Learning hybrid ranking representation for person re-identification

•We propose to jointly learn ranking context cues and appearance features to exploit discriminative feature representations for person re-id.•We design a novel two-stream architecture to learn a hybrid ranking representation for more effective person re-id.•Our method achieves superior performance compared with the state-of-the-art alternative methods on four large-scale person re-id benchmarks. Contemporary person re-identification (re-id) methods mostly compute independentlya feature representation of each person image in the query set and the gallery set. This strategy fails to consider any ranking context information of each probe image in the query set represented implicitly by the whole gallery set. Some recent re-ranking re-id methods therefore propose to take a post-processing strategy to exploit such contextual information for improving re-id matching performance. However, post-processing is independent of model training without jointly optimising the re-id feature and the ranking context information for better compatibility.

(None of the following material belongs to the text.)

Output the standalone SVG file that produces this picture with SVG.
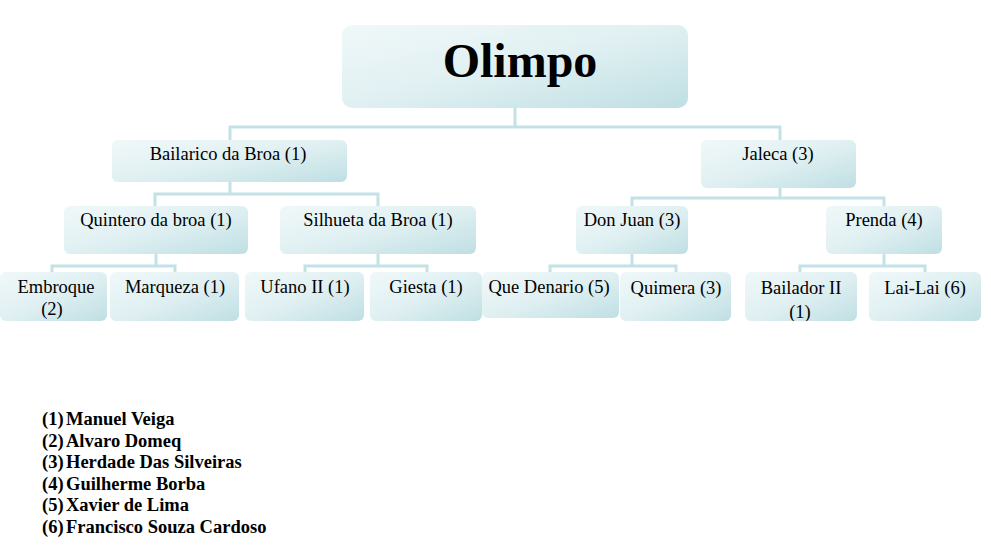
<svg xmlns="http://www.w3.org/2000/svg" width="991" height="550" viewBox="0 0 991 550">
<defs>
<linearGradient id="g" x1="0" y1="0" x2="1" y2="1">
<stop offset="0" stop-color="#f0f8f9"/>
<stop offset="0.5" stop-color="#e0f0f2"/>
<stop offset="1" stop-color="#bfdfe3"/>
</linearGradient>
<clipPath id="cb"><rect x="745" y="272" width="112" height="49" rx="6"/></clipPath>
<clipPath id="ce"><rect x="0" y="272" width="107" height="49" rx="6"/></clipPath>
</defs>
<style>
.b{fill:url(#g);}
.t{font-family:"Liberation Serif","Times New Roman",serif;font-size:18.5px;fill:#000;text-anchor:middle;}
.c{stroke:#c3e2e5;fill:none;stroke-width:3;}
.l{font-family:"Liberation Serif","Times New Roman",serif;font-size:18.5px;font-weight:bold;fill:#000;}
</style>
<rect width="991" height="550" fill="#fff"/>
<g id="connectors">
<path class="c" d="M515 108V127" />
<path class="c" stroke-width="4" d="M230 140V127H780V140"/>
<path class="c" d="M230 182V194M155 206V194H378V206"/>
<path class="c" d="M780 188V198M632 206V198H884V206"/>
<path class="c" d="M156 254V266M52 272V266H175V272"/>
<path class="c" d="M378 254V266M305 272V266H427V272"/>
<path class="c" d="M632 254V266M550 272V266H676V272"/>
<path class="c" d="M884 254V266M800 272V266H925V272"/>
</g>
<g id="olimpo"><rect class="b" x="342" y="25" width="346" height="83" rx="10"/><text x="520" y="77" font-family="Liberation Serif,serif" font-size="48" font-weight="bold" text-anchor="middle">Olimpo</text></g>
<g id="bailarico"><rect class="b" x="112" y="140" width="235" height="42" rx="6"/><text class="t" x="228" y="160">Bailarico da Broa (1)</text></g>
<g id="jaleca"><rect class="b" x="701" y="140" width="155" height="48" rx="6"/><text class="t" x="778" y="160">Jaleca (3)</text></g>
<g id="quintero"><rect class="b" x="64" y="206" width="184" height="48" rx="6"/><text class="t" x="156" y="226">Quintero da broa (1)</text></g>
<g id="silhueta"><rect class="b" x="280" y="206" width="196" height="48" rx="6"/><text class="t" x="378" y="226">Silhueta da Broa (1)</text></g>
<g id="donjuan"><rect class="b" x="576" y="206" width="112" height="48" rx="6"/><text class="t" x="632" y="226">Don Juan (3)</text></g>
<g id="prenda"><rect class="b" x="826" y="206" width="116" height="48" rx="6"/><text class="t" x="884" y="226">Prenda (4)</text></g>
<g id="embroque"><rect class="b" x="0" y="272" width="107" height="49" rx="6"/><g clip-path="url(#ce)"><text class="t" x="56" y="293">Embroque</text><text class="t" x="52" y="315">(2)</text></g></g>
<g id="marqueza"><rect class="b" x="110" y="272" width="129" height="49" rx="6"/><text class="t" x="175" y="293">Marqueza (1)</text></g>
<g id="ufano"><rect class="b" x="245" y="272" width="119" height="49" rx="6"/><text class="t" x="305" y="293">Ufano II (1)</text></g>
<g id="giesta"><rect class="b" x="370" y="272" width="112" height="49" rx="6"/><text class="t" x="426" y="293">Giesta (1)</text></g>
<g id="quedenario"><rect class="b" x="482" y="272" width="137" height="46" rx="6"/><text class="t" x="549" y="293">Que Denario (5)</text></g>
<g id="quimera"><rect class="b" x="620" y="272" width="111" height="49" rx="6"/><text class="t" x="676" y="294">Quimera (3)</text></g>
<g id="bailador"><rect class="b" x="745" y="272" width="112" height="49" rx="6"/><g clip-path="url(#cb)"><text class="t" x="801" y="294">Bailador II</text><text class="t" x="800" y="318">(1)</text></g></g>
<g id="lailai"><rect class="b" x="869" y="272" width="112" height="49" rx="6"/><text class="t" x="925" y="294">Lai-Lai (6)</text></g>
<g id="legend">
<text class="l" x="42" y="425">(1)</text><text class="l" x="66" y="425">Manuel Veiga</text>
<text class="l" x="42" y="447">(2)</text><text class="l" x="66" y="447">Alvaro Domeq</text>
<text class="l" x="42" y="468">(3)</text><text class="l" x="66" y="468">Herdade Das Silveiras</text>
<text class="l" x="42" y="490">(4)</text><text class="l" x="66" y="490">Guilherme Borba</text>
<text class="l" x="42" y="511">(5)</text><text class="l" x="66" y="511">Xavier de Lima</text>
<text class="l" x="42" y="533">(6)</text><text class="l" x="66" y="533">Francisco Souza Cardoso</text>
</g>
</svg>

In this work, for the first time, we show that the appearance feature and the ranking context information can be jointly optimised for learning more discriminative representations and achieving superior matching accuracy. Specifically, we propose to learn a hybrid ranking representation for person re-id with a two-stream architecture: (1) In the external stream, we use the ranking list of each probe image to learn plausible visual variations among the top ranks from the gallery as the external ranking information; (2) In the internal stream, we employ the part-based fine-grained feature as the internal ranking information, which mitigates the harm of incorrect matches in the ranking list. Assembling these two streams generates a hybrid ranking representation for person matching. Extensive experiments demonstrate the superiority of our method over the state-of-the-art methods on four large-scale re-id benchmarks (Market-1501, DukeMTMC-ReID, CUHK03 and MSMT17), under both supervised and unsupervised settings.